Data obtained with the “gold standard” SSP were analyzed twice. In a first step, we computed the standard ODT score, which is calculated by the mean of the last four of a total of seven reversals (SSP_7). A second threshold score was computed by the last two of a total of five reversals (SSP_5).
For BAP, the threshold value was estimated by identifying the point of transition between no detection and detection, which means, the point when an odorant was constantly detected five times in a row.

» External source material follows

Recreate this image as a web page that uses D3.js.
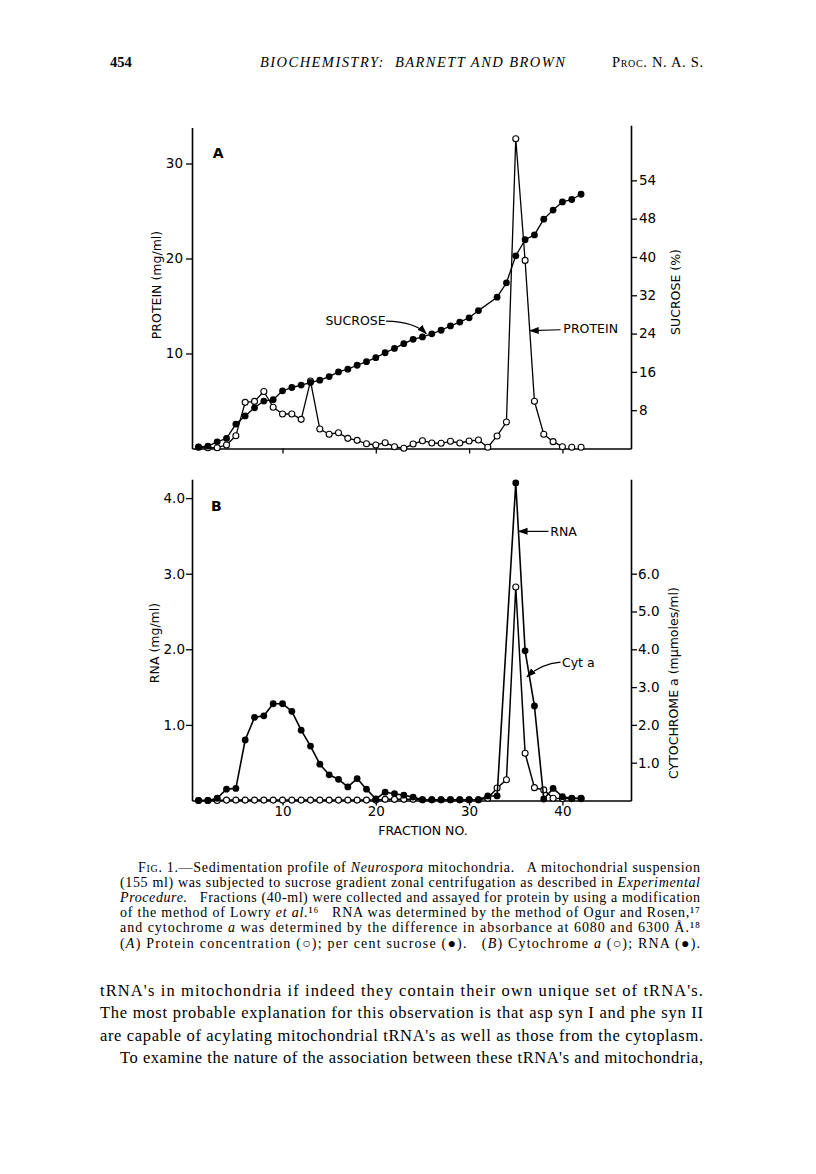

To compare the ODT scores obtained with the “gold standard” SSP with seven reversals (SSP_7), the short SSP with five reversals (SSP_5), the BAP, and between testing days, the data were submitted to repeated-measures analysis of variance (rm-ANOVA) using the general linear model with the within-subject factors “Method” (SSP_7/SSP_5/BAP) and “Test day” (T1/T2) and the between-subject factor “Sex” (male/female). Subsequently, we ran a Bayesian repeated measures analysis of variance (Bayesian rm-ANOVA) using the same model to ascertain that there are no significant differences between the ODT scores obtained with the different methods. While conventional statistical testing is based on the frequentist paradigm, the Bayesian approach is based on the subjective probability paradigm (van de Schoot et al. 2014). Compared to conventional statistical testing, the Bayesian approach is advantageous in that the likelihood of an outcome is considered under the null and the alternative hypothesis. This means that by using the Bayesian approach, we can actually estimate the probability of the null hypothesis (no differences between groups in our case), while in the conventional approach, we can only estimate the likelihood of our observations or more extreme values when the null hypothesis of no differences is true.
To examine the test-retest reliability, meaning the relationship between all ODT scores obtained with different methods and on different testing days, we used intraclass correlation (ICC). ICC estimates were calculated using SPSS statistical package version 23 (SPSS Inc., Chicago, IL) based on an absolute-agreement, two-way mixed-effects model. Additionally, we report Pearson’s correlation coefficients to make our results comparable to other test-retest correlation studies in olfactory testing. To describe advantages regarding relevant time-saving of the short over the standard procedure, we used rm-ANOVA based on p values with the within-subject factors “Method’ (SSP_7/SSP_5/BAP) and “Test day” (T1/T2) and the between-subject factor “Sex” (male/female).
To compare the differences of the interindividual variation regarding the duration of the three methods in order to find out whether the stability of the implementation time differs according to the assessed method, we first computed the three different Coefficients of Variation (CV), then adjusted the CVs for the mean of each method, and finally performed a one-way ANOVA with the dependent variable “adjusted CV.”